I encourage you to get out to vote. More importantly, however, I encourage you to be knowledgeable of the issues and candidates. Here's the tough love part, though: If you don't know enough about either, stay home.
I suppose I should be a democracy advocate, but I'm also part economist. Economics states that voting is fairly wasteful--the amount of time and effort you put into researching voting is not worth the negligible impact you'll have at the polls. Of course, I've always found this argument to be specious. A lot of people enjoy the act of voting, if for no other reason than they fulfill a civic duty, and this is a fairly powerful (and, to me, legitimate) incentive. If nothing else, there is a certain charm to the thought that all voters in our country are gathering together and doing what a lot of individuals in the world cannot all on the same day.*
However, I also spent four years as an election inspector--you know, the old ladies that sit at the voting table and hand you your ballot or card and make sure your out-of-date driver's license looks like you and offers you a nut roll after you've pulled your lever. I was one of those ladies. And while it's an interesting experience and I'm glad I did it and encourage other people to do it as well, it also made me a bit apprehensive. The proportion of voters who walk in and the first time they have ever looked at the candidates is when they enter the election station is alarmingly large. They are effectively voting randomly, or at the very least solely by party. Party voting is fine--I, myself, find it a touch lazy, but I understand those whose circumference of issue preference isn't going to fall very often on the opposite side, so I don't condemn it too much. However, when it comes to voting for state and local elections, where the impact may in fact be far greater to your day-to-day life and the party line sufficiently diffused as to be meaningless, it pays to educate yourself first.

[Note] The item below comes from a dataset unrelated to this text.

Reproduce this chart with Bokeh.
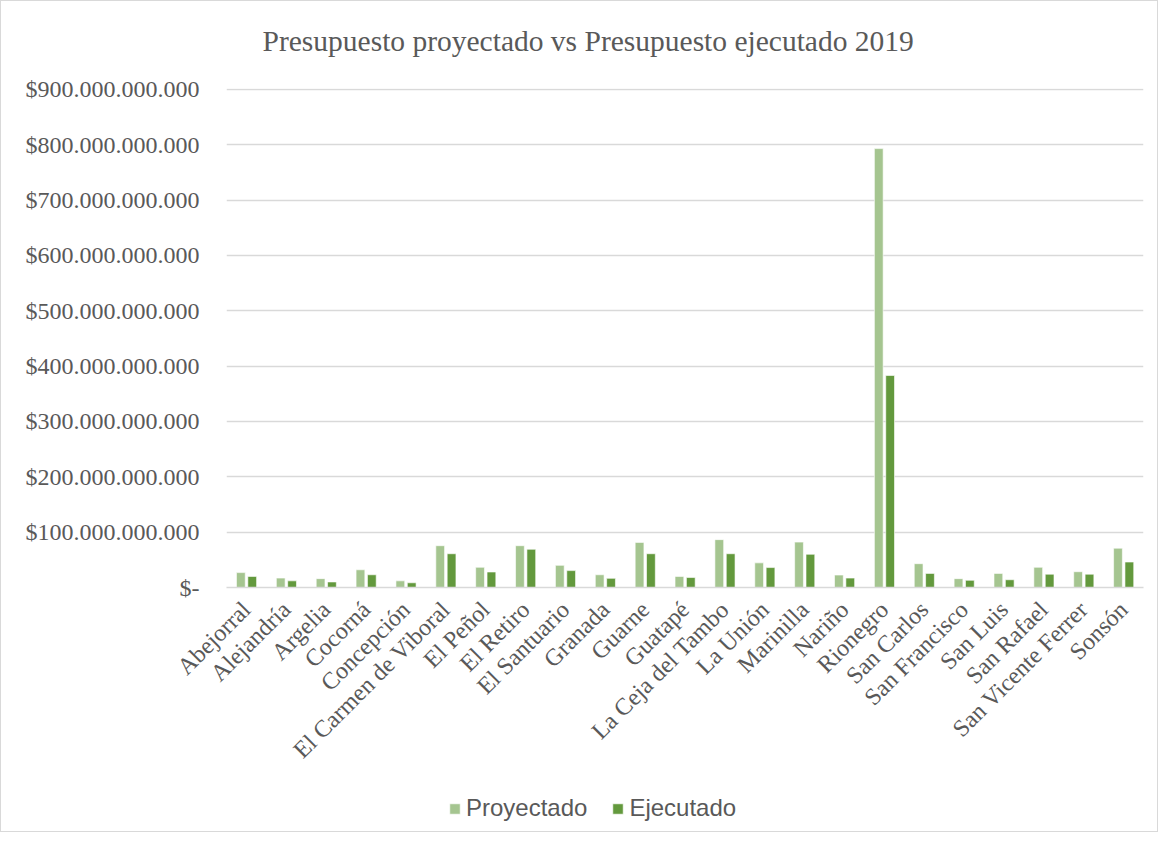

My impression as a voting inspector made me feel as though my vote was worth much less than it should, because if a significant percentage of the voters are voting because the last name of a candidate sounds like a guy they had a crush on in middle school, then why bother? The only thing that kept me from throwing my hands up on the whole ordeal is that there is a more or less same percentage that's going to fall on both sides, so all of those randomly selected votes cancel each other out.
Don't get me wrong--I want everyone to vote. But I also want everyone to be educated enough about the issues and candidates before they vote. I don't want to discourage anyone from voting, but I would rather encourage people to do the math, as it were. And this is probably an elitist thing to say, but I would rather have 60% turnout of moderately informed voters than 95% disinterested voters. This is why when people consider it a shame that not everyone votes I don't mind so much--if 30-40% of the electorate isn't interested in voting in the first place, their seemingly random voting patterns are going to counter each other and the end result is the same anyway.--if nothing else, it makes the process more random and unfair.
And, of course, there is that libertarian dynamic in me--what business is it of mine how people choose to vote? If someone feels that it's the best thing for America if all of the candidates are chosen by alphabetical order, well, if enough people think that, then that's what is best for America.
The Pledge: Voting is one of the fundamental building blocks of our country--our democracy is just as flawed as how we vote.